Survey: 34% UK adults think porn is acceptable part of modern society

Survey: 34% UK adults think porn is acceptable part of modern society

A survey commissioned by the Naked Truth Project suggests that a third of UK adults think pornography is acceptable and one in five adults would consider a career in the industry if the salary was high enough or if they were guaranteed a safe working environment.

Ahead of the P Word conference, an online event aimed at equipping church leaders to talk about and tackle the negative effects of pornography, the charity the Naked Truth Project sought to find out society's general opinion on porn by surveying 2,087 individuals aged 18 and over from the UK.

Thirty-four per cent of respondents said they thought pornography was an acceptable part of modern society.

CEO of the Naked Truth Project Ian Henderson said: "I could never call it acceptable. I believe that porn ruins lives, wrecks relationships, we certainly know that it can cause things like mental health problems, addiction even, impotency. So, it may be accepted but it can't be acceptable because people deserve much better than those things."
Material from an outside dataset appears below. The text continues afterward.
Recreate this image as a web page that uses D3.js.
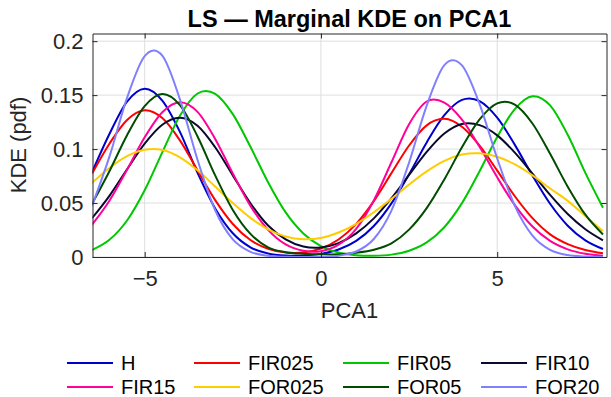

"Someone once said that the problem with pornography is not that it shows us too much, but that it doesn't actually show us enough. Behind the glamour is often exploitation, coercion, injustice."

One surprising factor was the number of people who said they not only watched porn but would be willing to take part in it. Thirty-two per cent of those aged 18-34 said they were tempted by the money they could make in the industry and eight per cent of those aged over 55 said the same.
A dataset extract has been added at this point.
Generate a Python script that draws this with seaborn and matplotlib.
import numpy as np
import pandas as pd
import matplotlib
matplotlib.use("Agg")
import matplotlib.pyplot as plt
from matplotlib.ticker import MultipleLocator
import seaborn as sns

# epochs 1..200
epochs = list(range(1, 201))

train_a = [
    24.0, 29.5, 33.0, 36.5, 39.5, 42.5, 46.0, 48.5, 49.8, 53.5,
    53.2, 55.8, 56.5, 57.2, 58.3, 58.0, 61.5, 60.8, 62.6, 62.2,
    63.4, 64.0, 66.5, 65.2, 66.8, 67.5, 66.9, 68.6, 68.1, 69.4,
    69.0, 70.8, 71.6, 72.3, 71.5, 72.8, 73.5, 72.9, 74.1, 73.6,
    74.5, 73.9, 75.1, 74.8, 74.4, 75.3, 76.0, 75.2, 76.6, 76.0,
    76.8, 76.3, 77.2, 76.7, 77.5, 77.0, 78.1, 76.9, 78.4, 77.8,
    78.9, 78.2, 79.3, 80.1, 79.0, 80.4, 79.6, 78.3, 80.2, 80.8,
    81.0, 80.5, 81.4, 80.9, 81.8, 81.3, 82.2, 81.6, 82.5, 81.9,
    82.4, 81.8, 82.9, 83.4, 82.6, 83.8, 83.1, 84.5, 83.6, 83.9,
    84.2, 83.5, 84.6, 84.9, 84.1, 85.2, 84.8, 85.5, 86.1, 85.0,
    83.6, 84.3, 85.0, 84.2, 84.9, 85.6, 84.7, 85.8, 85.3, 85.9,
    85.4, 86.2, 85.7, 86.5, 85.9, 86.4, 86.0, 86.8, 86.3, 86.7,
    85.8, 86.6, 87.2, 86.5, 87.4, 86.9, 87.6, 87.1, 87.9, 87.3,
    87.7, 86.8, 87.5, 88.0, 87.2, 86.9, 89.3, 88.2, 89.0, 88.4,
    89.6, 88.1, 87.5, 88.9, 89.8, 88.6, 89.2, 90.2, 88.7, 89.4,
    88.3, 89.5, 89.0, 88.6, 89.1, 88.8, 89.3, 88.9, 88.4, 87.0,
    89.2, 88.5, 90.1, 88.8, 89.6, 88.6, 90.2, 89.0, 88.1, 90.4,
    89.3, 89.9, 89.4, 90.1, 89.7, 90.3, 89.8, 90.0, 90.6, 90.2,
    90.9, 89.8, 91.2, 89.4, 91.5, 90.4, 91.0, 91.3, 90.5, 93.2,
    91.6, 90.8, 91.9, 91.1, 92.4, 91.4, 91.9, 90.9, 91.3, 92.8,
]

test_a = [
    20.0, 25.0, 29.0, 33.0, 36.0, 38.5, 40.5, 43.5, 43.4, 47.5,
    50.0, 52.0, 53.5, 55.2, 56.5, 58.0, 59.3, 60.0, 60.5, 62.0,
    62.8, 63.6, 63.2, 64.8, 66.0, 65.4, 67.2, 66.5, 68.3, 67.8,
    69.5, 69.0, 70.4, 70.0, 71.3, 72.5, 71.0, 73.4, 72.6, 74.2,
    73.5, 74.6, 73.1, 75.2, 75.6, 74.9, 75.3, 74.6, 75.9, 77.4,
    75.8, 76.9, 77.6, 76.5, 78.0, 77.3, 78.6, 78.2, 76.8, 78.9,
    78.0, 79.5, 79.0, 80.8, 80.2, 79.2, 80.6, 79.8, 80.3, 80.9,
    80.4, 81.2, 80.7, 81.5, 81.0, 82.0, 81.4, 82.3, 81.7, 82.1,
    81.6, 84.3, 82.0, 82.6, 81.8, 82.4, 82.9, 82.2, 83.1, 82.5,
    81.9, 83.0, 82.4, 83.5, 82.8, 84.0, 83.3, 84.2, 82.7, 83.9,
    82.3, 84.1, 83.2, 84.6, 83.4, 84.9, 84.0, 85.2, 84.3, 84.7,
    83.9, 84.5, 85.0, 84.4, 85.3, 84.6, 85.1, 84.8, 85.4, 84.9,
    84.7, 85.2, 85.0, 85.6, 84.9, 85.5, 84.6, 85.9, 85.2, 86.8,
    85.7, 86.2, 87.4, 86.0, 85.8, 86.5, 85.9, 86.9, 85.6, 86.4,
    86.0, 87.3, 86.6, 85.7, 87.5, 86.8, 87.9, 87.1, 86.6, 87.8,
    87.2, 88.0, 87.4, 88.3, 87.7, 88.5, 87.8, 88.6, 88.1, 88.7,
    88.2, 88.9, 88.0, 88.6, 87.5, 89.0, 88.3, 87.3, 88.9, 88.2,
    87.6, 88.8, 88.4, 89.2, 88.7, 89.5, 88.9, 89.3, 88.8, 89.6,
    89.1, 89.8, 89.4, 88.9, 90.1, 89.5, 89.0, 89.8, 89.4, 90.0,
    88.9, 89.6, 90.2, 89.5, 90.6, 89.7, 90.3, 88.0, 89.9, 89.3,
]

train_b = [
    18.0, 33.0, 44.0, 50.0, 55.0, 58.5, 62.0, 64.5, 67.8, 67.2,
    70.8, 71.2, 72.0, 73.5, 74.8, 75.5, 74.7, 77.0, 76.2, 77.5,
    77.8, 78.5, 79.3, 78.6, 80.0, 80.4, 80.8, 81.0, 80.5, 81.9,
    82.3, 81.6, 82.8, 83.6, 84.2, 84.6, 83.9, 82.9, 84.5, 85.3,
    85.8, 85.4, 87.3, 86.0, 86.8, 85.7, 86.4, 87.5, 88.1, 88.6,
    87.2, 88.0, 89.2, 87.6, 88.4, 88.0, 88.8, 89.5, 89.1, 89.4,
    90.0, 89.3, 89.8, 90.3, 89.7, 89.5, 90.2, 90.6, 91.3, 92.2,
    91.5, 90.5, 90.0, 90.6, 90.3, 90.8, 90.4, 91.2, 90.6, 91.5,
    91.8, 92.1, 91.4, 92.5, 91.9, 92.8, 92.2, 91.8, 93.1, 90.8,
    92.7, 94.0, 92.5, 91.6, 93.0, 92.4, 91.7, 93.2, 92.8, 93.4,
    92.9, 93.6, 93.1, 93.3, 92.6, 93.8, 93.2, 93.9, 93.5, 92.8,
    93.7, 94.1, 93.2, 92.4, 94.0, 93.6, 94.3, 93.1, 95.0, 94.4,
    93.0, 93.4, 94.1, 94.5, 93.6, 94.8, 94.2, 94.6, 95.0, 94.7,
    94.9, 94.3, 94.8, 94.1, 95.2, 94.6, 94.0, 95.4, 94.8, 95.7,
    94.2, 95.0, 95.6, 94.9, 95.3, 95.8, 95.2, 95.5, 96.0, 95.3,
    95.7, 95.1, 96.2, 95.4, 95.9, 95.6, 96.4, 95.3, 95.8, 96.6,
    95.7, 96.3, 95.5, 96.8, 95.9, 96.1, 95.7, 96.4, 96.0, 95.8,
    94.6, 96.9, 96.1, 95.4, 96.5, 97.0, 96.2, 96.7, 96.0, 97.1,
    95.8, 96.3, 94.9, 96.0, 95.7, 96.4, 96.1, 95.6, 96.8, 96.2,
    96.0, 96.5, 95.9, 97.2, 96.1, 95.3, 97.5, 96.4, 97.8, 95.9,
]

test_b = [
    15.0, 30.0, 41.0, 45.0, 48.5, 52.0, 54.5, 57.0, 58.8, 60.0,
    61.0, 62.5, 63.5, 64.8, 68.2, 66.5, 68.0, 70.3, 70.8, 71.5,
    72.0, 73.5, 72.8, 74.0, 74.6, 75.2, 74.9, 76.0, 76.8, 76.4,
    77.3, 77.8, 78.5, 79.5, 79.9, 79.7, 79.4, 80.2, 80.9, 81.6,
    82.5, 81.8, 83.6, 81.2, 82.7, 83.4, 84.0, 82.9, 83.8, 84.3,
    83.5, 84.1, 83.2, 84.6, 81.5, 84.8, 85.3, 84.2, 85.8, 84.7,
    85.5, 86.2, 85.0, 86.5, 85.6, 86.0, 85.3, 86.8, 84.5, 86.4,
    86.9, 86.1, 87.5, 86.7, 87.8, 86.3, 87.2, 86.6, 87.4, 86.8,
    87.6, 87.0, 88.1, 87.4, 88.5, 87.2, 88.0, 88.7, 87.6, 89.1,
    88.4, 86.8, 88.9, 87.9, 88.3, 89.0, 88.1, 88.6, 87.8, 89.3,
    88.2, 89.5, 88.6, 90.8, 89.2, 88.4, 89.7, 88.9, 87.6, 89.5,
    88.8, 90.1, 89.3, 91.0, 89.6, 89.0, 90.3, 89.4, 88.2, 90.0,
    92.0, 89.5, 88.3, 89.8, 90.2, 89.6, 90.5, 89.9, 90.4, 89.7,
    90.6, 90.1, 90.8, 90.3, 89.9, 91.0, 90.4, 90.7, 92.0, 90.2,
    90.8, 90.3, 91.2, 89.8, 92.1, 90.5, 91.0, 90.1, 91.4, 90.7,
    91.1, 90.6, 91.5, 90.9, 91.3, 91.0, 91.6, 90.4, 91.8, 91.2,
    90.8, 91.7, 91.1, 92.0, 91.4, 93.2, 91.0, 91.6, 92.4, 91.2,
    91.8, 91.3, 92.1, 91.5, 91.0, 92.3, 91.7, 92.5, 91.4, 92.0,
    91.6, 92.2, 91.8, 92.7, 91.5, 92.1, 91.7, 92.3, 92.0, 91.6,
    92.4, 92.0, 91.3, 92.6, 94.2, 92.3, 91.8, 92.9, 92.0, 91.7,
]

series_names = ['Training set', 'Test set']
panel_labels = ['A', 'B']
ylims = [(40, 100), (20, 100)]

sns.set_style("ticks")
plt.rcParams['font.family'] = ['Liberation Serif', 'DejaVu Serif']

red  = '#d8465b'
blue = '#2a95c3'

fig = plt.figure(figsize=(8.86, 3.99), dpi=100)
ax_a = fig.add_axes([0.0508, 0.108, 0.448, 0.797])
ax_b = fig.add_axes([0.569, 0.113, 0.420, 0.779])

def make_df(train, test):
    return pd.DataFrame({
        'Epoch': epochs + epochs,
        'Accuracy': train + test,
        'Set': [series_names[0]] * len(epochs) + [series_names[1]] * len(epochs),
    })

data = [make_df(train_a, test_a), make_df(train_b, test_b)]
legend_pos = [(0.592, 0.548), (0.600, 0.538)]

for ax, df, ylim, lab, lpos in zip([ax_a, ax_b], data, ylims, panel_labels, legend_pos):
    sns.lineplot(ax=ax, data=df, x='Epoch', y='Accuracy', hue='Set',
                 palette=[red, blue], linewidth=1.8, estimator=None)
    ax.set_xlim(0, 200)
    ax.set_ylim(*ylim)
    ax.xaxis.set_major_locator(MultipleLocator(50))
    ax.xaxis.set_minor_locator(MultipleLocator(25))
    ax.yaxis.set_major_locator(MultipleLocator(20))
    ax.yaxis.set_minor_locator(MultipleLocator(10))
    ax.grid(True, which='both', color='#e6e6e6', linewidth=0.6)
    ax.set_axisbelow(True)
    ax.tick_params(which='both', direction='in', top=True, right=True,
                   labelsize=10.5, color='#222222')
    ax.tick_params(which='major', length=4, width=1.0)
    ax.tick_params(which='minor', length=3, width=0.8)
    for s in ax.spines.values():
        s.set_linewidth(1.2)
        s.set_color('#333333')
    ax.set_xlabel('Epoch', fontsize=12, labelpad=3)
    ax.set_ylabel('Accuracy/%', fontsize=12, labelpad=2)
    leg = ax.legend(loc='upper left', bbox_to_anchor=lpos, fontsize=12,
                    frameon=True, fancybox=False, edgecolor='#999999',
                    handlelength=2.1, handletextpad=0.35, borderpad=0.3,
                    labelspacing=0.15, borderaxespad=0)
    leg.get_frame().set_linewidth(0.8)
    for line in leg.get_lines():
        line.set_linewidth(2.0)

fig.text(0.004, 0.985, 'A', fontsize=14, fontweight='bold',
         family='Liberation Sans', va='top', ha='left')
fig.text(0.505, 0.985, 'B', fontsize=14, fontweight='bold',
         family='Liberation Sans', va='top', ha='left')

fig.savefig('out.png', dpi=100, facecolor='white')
However, the Savanta ComRes survey found that 51 per cent of UK adults would be concerned if someone in their family was creating pornographic content on the internet.

Ian Henderson said the ease with which young people find sexual content is alarming, with some of the biggest websites being free and with one getting 44 billion hits in one year, as well as many people finding content through social media.

He said 44 per cent of boys aged eleven to 16 said they were watching porn to give them ideas of what to do or try in sexual relationships - which was worrying given the amount of aggression, depravity and violence often seen or hinted at in explicit videos.